Media reported Toyota Motor Manufacturing Kentucky Inc., Toyota Motor Engineering & Manufacturing North America, Gov. Steve Beshear and the United Way of Kentucky, made the announcement Monday in Frankfort. In addition, the companies said there are plans to invest $1 million to develop 62 schools by the end of 2016.
The announcement comes following the success of 10 born learning Academies that were launched at different schools around the state last year.
The academies offer a series of workshops that teach parents and caregivers how to turn everyday occurrences into learning opportunities for young children through age 5.
Schools that received funding for the initiative include Wingo Elementary in Wingo, Ky., Murray Elementary in Murray, Ky., Trigg County Primary in Cadiz, Ky., J.A. Caywood Elementary School in Kenton County, Lacy Elementary in Hopkinsville, Foust Elementary in Owensboro, Clark County Preschool in Winchester, Paris Elementary in Paris, Garth Elementary in Georgetown, South Heights Elementary in Henderson, Campbell Elementary in Raceland and Highland Elementary in Waynesburg.
“We must recommit as a community to our youngest citizens,” Kentucky Gov.

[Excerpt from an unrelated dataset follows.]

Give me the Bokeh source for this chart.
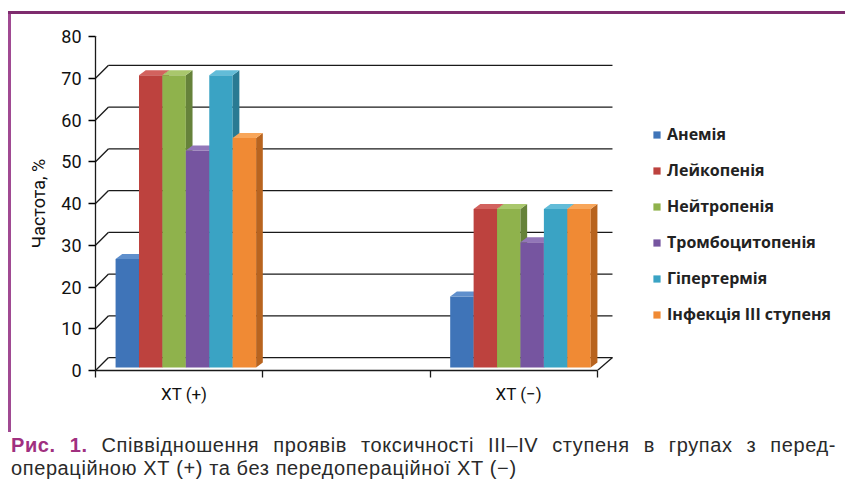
from bokeh.plotting import figure
from bokeh.layouts import column, row
from bokeh.models import (Range1d, FixedTicker, Legend, LegendItem, Div, ColumnDataSource)
from bokeh.embed import file_html
from bokeh.resources import INLINE

# ---- data ----
groups = ["ХТ (+)", "ХТ (−)"]
series = ["Анемія", "Лейкопенія", "Нейтропенія", "Тромбоцитопенія",
          "Гіпертермія", "Інфекція III ступеня"]
xt_plus = [26, 70, 70, 52, 70, 55]
xt_minus = [17, 38, 38, 30, 38, 38]
y_ticks = [0, 10, 20, 30, 40, 50, 60, 70, 80]
y_label = "Частота, %"
caption_head = "Рис. 1."
caption_line1 = "Співвідношення проявів токсичності III–IV ступеня в групах з перед-"
caption_line2 = "операційною ХТ (+) та без передопераційної ХТ (−)"

# ---- style ----
front = ["#3f74b8", "#bd423e", "#8fb24c", "#7655a0", "#3aa3c4", "#f08a34"]
side = ["#2c5488", "#8c2f2c", "#66823a", "#553c77", "#297a93", "#b8641f"]
topc = ["#5f8fcc", "#d2625e", "#a9c76c", "#9276b8", "#62bcd8", "#f8a65a"]

band_start = [0.0, 2.0]     # category bands (middle band empty)
bar_w = 0.14
bar_off = 0.12
base = 0.7                  # bars stand slightly behind the front axis
dx, dy = 0.04, 1.2          # pseudo-3D depth
gdx, gdy = 0.078, 3.1       # back-wall offset of gridlines
ink = "#1a1a1a"

p = figure(width=834, height=418, x_range=Range1d(0, 4.423), y_range=Range1d(0, 80),
           output_backend="svg", toolbar_location=None,
           min_border_left=84, min_border_right=10, min_border_top=22,
           min_border_bottom=62, background_fill_color="white",
           border_fill_color="white", outline_line_color=None)
p.xgrid.grid_line_color = None
p.ygrid.grid_line_color = None

# back-wall gridlines and diagonal connectors
grid_src = ColumnDataSource(dict(
    x0=[gdx] * (len(y_ticks) - 1), x1=[3.09] * (len(y_ticks) - 1),
    y=[t + gdy for t in y_ticks[:-1]]))
p.segment(x0="x0", y0="y", x1="x1", y1="y", source=grid_src, line_color=ink, line_width=1.3)
diag_src = ColumnDataSource(dict(
    x0=[0.0] * len(y_ticks), x1=[gdx] * len(y_ticks),
    y0=y_ticks, y1=[t + gdy for t in y_ticks]))
p.segment(x0="x0", y0="y0", x1="x1", y1="y1", source=diag_src, line_color=ink, line_width=1.3)
p.segment(x0=[3.0], y0=[0], x1=[3.09], y1=[gdy], line_color=ink, line_width=1.3)

# bars
renderers = []
for i, name in enumerate(series):
    vals = [xt_plus[i], xt_minus[i]]
    xc = [b + bar_off + bar_w / 2 + bar_w * i for b in band_start]
    r = p.vbar(x=xc, top=[v + base for v in vals], bottom=base, width=bar_w,
               fill_color=front[i], line_color=None)
    renderers.append(r)
    xs_top, ys_top, xs_side, ys_side = [], [], [], []
    for x, v in zip(xc, vals):
        xl, xr = x - bar_w / 2, x + bar_w / 2
        t = v + base
        xs_top.append([xl, xl + dx, xr + dx, xr]); ys_top.append([t, t + dy, t + dy, t])
        xs_side.append([xr, xr + dx, xr + dx, xr]); ys_side.append([base, base + dy, t + dy, t])
    p.patches(xs=xs_side, ys=ys_side, fill_color=side[i], line_color=None)
    p.patches(xs=xs_top, ys=ys_top, fill_color=topc[i], line_color=None)

# axes
yax = p.yaxis[0]
yax.ticker = FixedTicker(ticks=y_ticks)
yax.axis_label = y_label
yax.axis_label_text_font = "Roboto"
yax.axis_label_text_font_style = "normal"
yax.axis_label_text_font_size = "18px"
yax.axis_label_text_color = "#111111"
yax.axis_label_standoff = 9
yax.major_label_text_font = "Roboto"
yax.major_label_text_font_style = "normal"
yax.major_label_text_font_size = "18px"
yax.major_label_text_color = "#111111"
yax.major_tick_out = 7
yax.major_tick_in = 0
yax.minor_tick_out = 0
yax.minor_tick_in = 0
yax.major_label_standoff = 7
yax.axis_line_color = ink
yax.axis_line_width = 1.3
yax.major_tick_line_width = 1.3

xax = p.xaxis[0]
label_pos = [b + 0.53 for b in band_start]
xax.ticker = FixedTicker(ticks=label_pos, minor_ticks=[0, 1, 2, 3])
xax.major_label_overrides = {pos: g for pos, g in zip(label_pos, groups)}
xax.bounds = (0, 3)
xax.major_tick_out = 0
xax.major_tick_in = 0
xax.minor_tick_out = 7
xax.minor_tick_in = 0
xax.minor_tick_line_color = ink
xax.minor_tick_line_width = 1.3
xax.axis_line_color = ink
xax.axis_line_width = 1.3
xax.major_label_standoff = 6
xax.major_label_text_font = "Roboto"
xax.major_label_text_font_style = "normal"
xax.major_label_text_font_size = "17px"
xax.major_label_text_color = "#111111"

# legend
legend = Legend(items=[LegendItem(label=n, renderers=[r]) for n, r in zip(series, renderers)],
                location=(557, 45), glyph_width=9, glyph_height=9, label_height=20,
                spacing=14, padding=0, margin=0, label_standoff=6,
                label_text_font="Open Sans", label_text_font_style="bold",
                label_text_font_size="16px", label_text_color="#222222",
                border_line_color=None, background_fill_alpha=0)
p.add_layout(legend)

# frame border strips and caption
top_strip = Div(text="", width=837, height=3, margin=(11, 0, 0, 8),
                styles={"background-color": "#7e2c6e"})
left_strip = Div(text="", width=3, height=418, margin=(0, 0, 0, 8),
                 styles={"background-color": "#a04a92"})

cap_font = "'Liberation Sans', Arial, sans-serif"
cap_html = (
    f'<div style="font-family:{cap_font};font-size:20px;line-height:23px;color:#2a2a2a;'
    f'letter-spacing:0.6px;width:825px;padding-top:2px;">'
    f'<div style="text-align:justify;text-align-last:justify;white-space:nowrap;">'
    f'<span style="color:#a0307f;font-weight:bold;">{caption_head}</span> {caption_line1}</div>'
    f'<div>{caption_line2}</div></div>'
)
caption = Div(text=cap_html, width=834, height=58, margin=(0, 0, 0, 11))

layout = column(top_strip, row(left_strip, p), caption, spacing=0)

open("out.html", "w").write(file_html(layout, INLINE))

Steve Beshear said during the announcement.
“By improving early education opportunities now, we can help ensure the future success of our students in the classroom and beyond, as they enter college and prepare for the work force.”
Officials awarded the funding were pleased.
Aaron Dail, executive director of the United Way of Murray-Calloway County, said an academy at a county school has been very successful.
“For us, it has always been part of the plan to focus on early childhood development in the community,” Dail said. “We had great results at Calloway, and we knew we wanted to add this to the city schools.”